Keep pictures out. Copy exactly the lines from the one containing "Output the LaTeX" to the one containing "(8,8) -- (1355,8);", endpoints included.

+-------+

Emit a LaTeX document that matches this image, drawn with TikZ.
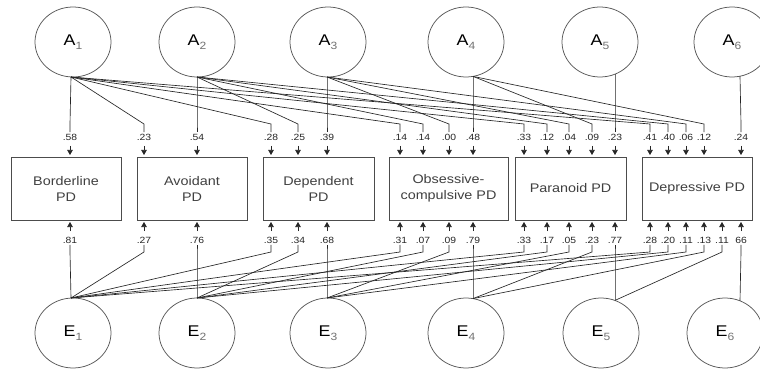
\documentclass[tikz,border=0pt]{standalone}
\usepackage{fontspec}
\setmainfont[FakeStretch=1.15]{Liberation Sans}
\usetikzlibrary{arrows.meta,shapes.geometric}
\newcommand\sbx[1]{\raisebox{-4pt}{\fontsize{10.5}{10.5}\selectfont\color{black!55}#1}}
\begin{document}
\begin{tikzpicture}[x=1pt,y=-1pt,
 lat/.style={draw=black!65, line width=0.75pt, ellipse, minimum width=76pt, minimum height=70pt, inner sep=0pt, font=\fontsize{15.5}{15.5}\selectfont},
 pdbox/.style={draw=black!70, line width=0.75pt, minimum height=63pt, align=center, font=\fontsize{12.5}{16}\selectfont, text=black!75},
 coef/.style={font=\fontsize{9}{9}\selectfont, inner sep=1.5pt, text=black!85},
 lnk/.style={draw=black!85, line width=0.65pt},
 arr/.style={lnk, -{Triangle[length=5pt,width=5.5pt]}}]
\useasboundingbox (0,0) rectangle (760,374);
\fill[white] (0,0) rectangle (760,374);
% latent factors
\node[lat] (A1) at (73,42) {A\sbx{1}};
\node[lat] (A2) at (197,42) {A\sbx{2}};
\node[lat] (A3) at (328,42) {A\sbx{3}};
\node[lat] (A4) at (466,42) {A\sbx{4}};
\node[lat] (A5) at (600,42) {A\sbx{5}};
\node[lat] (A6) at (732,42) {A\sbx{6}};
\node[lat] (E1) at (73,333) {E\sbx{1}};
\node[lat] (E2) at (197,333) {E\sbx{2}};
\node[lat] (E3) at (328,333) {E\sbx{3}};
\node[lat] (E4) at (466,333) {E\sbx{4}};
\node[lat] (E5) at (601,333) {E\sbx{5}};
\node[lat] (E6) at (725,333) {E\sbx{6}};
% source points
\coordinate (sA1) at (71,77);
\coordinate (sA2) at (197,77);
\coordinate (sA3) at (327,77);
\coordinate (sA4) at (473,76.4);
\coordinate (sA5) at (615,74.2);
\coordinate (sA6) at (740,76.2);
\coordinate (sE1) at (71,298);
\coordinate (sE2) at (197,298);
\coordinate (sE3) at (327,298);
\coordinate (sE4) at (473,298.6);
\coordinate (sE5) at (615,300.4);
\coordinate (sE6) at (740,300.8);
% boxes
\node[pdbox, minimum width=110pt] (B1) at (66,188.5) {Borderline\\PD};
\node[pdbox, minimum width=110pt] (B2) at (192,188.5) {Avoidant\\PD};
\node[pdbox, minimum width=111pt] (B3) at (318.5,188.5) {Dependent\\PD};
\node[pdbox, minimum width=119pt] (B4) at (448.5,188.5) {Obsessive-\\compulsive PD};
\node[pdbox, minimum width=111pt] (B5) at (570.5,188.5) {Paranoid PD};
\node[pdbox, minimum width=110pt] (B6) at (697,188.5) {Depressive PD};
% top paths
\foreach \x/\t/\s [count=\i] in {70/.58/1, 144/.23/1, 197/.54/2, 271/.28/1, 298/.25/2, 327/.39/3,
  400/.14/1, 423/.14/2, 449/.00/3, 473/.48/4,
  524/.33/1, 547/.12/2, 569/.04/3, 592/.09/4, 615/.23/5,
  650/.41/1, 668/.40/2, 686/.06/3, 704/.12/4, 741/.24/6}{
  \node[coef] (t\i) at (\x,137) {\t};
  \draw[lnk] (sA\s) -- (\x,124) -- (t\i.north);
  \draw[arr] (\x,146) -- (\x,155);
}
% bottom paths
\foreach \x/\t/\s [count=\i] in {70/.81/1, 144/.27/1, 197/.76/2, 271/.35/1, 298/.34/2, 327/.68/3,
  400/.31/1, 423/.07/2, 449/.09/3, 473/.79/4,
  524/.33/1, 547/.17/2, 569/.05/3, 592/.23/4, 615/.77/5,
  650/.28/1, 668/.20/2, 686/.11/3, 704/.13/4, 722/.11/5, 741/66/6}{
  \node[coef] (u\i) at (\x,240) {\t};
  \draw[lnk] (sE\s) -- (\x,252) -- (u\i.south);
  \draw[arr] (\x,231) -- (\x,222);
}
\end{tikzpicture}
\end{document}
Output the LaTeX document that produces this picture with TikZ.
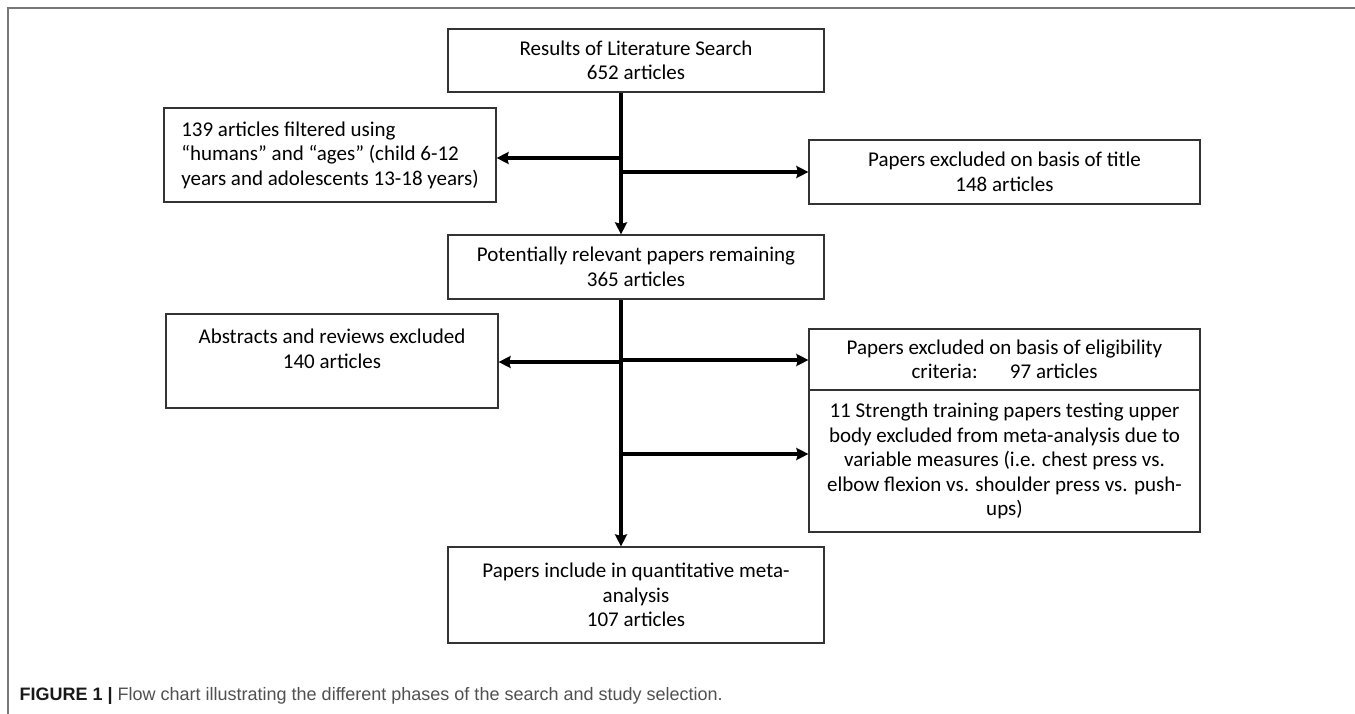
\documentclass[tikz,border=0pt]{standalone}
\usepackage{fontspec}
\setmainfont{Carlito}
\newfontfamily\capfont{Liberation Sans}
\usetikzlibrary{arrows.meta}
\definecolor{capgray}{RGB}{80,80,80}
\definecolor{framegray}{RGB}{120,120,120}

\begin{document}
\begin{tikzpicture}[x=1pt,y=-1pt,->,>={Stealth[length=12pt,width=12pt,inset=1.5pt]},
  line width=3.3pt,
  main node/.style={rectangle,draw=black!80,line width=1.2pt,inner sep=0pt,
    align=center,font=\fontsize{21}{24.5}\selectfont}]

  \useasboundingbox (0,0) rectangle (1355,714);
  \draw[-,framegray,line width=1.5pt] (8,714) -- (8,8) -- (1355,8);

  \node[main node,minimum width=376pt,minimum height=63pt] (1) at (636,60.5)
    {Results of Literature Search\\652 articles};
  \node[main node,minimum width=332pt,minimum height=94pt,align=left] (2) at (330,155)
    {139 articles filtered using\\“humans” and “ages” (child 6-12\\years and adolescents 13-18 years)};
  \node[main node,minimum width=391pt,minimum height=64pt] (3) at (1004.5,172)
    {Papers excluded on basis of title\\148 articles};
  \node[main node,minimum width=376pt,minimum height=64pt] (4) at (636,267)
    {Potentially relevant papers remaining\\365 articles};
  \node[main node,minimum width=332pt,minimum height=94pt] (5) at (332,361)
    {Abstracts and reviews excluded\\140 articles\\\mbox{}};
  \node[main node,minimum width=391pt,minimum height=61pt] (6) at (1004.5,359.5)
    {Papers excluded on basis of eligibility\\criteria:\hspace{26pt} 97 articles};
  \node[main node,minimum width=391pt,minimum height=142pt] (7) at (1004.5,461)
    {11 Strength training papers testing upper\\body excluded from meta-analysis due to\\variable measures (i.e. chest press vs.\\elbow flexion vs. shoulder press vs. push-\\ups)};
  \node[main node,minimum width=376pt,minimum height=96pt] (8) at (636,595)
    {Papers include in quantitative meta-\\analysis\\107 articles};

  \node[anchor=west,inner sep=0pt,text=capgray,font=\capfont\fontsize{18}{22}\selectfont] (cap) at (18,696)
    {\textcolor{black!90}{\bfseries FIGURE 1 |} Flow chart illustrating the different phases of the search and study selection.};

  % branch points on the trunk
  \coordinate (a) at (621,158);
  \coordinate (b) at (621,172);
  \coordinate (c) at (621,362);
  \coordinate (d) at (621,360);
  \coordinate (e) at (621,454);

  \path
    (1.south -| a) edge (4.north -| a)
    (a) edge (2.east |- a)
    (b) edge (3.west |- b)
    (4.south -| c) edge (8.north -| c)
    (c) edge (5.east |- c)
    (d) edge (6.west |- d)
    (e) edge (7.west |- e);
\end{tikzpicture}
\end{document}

+-------+

== Solution to the exercise ==
Output the LaTeX document that produces this picture with TikZ.
\documentclass[tikz,border=0pt]{standalone}
\usepackage{fontspec}
\setmainfont{Carlito}
\newfontfamily\capfont{Liberation Sans}
\usetikzlibrary{arrows.meta}
\definecolor{capgray}{RGB}{80,80,80}
\definecolor{framegray}{RGB}{120,120,120}

\begin{document}
\begin{tikzpicture}[x=1pt,y=-1pt,->,>={Stealth[length=12pt,width=12pt,inset=1.5pt]},
  line width=3.3pt,
  main node/.style={rectangle,draw=black!80,line width=1.2pt,inner sep=0pt,
    align=center,font=\fontsize{21}{24.5}\selectfont}]

  \useasboundingbox (0,0) rectangle (1355,714);
  \draw[-,framegray,line width=1.5pt] (8,714) -- (8,8) -- (1355,8);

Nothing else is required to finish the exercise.